Configuring a Scanner Node

First, check out the scanner source in a file path of your choosing:

git clone https://github.com/apache/kibble-scanners.git

Then edit the conf/config.yaml file to match both the ElasticSearch database used by the Kibble UI, as well as whatever file layout (data and scratch dir) you wish to use on the scanner machine. Remember that the scanner must have enough disk space to fully store any resources you may be scanning. If you are scanning a large git repository, the scanner should have sufficient disk space to store it locally.

If you plan to make use of the optional text analysis features of Kibble, you should also configure the API service you will be using (Watson/Azure/picoAPI etc).

Balancing Load Across Machines

If you wish to spread out the analysis load over several machines/VMs, you can do so by specifying a scanner.balance on each node. The balance directive uses the syntax X/Y, where Y is the total number of nodes in your scanner cluster, and X is the ID of the current scanner. Thus, if you have decided to use four machines for scanning, the first would have a balance of 1/4, the next would be 2/4, then 3/4 and finally 4/4 on the last machine. This will balance the load and storage requirements evenly across all machines.

Running a Scan

Once you have both scanners and the data server set up, you can begin scanning resources for data. Please refer to Configuring Data Sources for how to set up various resources for scanning via the Web UI.

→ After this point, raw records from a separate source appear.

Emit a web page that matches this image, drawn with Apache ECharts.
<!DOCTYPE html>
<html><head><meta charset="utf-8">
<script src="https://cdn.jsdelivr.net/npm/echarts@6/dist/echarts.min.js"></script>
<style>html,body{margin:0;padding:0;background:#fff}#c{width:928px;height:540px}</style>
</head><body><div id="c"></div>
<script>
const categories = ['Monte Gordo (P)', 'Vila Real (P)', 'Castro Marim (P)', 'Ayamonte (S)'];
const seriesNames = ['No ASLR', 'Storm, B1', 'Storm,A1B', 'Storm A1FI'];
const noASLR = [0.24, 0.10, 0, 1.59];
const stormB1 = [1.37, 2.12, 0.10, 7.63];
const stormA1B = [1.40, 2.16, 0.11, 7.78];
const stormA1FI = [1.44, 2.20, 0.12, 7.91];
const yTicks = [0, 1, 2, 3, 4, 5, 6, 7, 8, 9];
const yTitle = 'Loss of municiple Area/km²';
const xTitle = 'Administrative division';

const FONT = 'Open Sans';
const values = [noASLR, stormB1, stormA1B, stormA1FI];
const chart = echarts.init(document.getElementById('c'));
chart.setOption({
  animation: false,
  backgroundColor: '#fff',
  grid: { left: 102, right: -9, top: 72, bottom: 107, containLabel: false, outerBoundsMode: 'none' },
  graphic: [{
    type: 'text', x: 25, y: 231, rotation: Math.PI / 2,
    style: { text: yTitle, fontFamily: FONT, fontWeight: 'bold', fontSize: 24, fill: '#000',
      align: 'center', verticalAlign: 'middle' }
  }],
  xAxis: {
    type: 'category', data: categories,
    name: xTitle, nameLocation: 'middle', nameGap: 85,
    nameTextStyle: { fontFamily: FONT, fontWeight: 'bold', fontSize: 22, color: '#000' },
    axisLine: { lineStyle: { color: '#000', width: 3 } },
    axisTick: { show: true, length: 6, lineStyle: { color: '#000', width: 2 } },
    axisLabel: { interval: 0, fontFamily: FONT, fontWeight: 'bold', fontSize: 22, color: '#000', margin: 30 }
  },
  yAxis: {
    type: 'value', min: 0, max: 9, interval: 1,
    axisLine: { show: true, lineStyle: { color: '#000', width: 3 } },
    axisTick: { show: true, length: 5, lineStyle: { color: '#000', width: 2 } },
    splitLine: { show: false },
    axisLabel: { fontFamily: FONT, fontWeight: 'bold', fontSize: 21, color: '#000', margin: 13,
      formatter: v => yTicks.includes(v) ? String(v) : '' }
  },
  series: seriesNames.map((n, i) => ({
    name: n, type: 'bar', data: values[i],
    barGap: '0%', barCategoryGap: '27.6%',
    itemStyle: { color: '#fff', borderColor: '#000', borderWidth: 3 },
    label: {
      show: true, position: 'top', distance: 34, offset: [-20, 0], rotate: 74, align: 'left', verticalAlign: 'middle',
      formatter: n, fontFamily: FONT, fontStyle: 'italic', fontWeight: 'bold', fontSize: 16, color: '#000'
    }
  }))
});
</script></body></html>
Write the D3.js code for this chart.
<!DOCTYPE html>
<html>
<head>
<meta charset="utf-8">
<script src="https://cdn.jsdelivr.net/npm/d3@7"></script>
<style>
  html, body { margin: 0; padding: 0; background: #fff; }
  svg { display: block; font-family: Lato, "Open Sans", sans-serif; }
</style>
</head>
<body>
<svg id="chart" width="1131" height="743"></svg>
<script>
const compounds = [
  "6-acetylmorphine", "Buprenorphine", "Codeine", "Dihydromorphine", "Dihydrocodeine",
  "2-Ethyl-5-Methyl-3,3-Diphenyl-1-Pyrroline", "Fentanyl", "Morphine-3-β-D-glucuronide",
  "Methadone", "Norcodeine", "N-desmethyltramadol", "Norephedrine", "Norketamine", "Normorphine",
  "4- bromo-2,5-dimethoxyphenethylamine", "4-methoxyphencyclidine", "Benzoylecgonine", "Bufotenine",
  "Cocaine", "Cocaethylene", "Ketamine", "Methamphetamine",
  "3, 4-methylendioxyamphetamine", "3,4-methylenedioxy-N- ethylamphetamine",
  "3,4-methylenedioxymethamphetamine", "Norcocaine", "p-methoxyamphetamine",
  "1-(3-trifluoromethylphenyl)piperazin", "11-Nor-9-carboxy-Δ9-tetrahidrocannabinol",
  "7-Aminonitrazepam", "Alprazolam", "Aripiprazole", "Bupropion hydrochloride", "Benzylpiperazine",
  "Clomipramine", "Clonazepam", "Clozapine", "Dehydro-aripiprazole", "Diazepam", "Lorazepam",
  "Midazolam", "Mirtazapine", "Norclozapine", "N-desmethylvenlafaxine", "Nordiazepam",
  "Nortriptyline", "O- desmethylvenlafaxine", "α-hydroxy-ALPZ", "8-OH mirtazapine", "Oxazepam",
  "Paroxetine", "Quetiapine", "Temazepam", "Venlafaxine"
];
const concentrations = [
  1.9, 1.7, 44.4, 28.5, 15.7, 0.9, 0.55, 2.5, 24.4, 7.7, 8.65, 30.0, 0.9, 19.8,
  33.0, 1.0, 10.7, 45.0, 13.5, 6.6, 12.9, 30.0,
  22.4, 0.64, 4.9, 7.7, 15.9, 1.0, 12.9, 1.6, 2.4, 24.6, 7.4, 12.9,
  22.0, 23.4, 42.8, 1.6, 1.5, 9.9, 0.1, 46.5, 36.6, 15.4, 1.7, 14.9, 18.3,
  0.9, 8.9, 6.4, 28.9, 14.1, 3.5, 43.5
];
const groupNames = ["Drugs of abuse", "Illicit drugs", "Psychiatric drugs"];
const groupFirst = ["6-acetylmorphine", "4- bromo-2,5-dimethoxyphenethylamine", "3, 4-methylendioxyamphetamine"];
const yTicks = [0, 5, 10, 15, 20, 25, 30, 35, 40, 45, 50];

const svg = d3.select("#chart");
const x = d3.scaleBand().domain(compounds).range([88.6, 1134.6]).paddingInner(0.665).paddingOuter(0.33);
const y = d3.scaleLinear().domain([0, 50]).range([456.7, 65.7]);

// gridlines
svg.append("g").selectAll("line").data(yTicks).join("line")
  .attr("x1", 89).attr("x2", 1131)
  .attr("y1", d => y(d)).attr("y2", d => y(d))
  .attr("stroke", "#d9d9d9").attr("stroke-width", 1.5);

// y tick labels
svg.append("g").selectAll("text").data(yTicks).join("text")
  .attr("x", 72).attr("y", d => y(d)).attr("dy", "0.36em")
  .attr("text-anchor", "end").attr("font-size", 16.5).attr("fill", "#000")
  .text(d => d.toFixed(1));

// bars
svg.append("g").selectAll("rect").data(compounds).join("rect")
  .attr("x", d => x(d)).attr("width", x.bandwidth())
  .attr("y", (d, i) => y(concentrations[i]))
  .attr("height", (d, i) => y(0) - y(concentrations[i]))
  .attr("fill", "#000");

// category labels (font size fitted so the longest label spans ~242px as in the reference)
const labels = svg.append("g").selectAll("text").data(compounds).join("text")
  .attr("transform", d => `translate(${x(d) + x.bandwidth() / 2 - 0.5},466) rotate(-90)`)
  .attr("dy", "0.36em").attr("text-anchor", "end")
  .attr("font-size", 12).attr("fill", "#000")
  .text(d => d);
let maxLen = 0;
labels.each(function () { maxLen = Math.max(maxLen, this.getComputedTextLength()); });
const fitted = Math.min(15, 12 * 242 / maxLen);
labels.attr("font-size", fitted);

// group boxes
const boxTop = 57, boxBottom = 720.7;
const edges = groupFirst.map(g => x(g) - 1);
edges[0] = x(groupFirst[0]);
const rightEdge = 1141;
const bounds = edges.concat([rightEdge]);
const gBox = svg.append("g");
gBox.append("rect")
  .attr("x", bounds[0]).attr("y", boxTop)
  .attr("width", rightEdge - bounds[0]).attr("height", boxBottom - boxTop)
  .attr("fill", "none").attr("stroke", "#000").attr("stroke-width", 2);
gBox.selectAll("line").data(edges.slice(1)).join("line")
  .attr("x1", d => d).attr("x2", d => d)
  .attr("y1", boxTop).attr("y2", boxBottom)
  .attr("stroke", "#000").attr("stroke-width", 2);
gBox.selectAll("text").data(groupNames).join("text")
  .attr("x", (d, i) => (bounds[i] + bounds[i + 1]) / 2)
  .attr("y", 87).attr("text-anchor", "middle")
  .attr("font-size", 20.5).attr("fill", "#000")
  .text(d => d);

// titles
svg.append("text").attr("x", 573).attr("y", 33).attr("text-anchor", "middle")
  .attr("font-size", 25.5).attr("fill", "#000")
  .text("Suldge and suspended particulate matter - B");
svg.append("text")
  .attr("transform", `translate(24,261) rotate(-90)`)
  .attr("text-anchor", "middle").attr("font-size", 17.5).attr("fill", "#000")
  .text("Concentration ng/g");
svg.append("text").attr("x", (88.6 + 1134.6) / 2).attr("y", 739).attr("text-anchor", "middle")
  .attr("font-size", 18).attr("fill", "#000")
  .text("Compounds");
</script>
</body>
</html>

Scans can be initiated manually, but you may want to set up a cron job to handle daily scans of resources. To start a scan on a scanner machine, run the following: python3 src/kibble-scanner.py

This will load all plugins and use them in a sensible order on each resource that matches the appropriate type. The collected data will be pushed to the main data server and be available for visualizations instantly.

It may be worth your while to run the scanner inside a timer wrapper, as such: time python3 src/kibble-scanner.py in order to gauge the amount of time a scan will take, and adjusting your cron jobs to match this.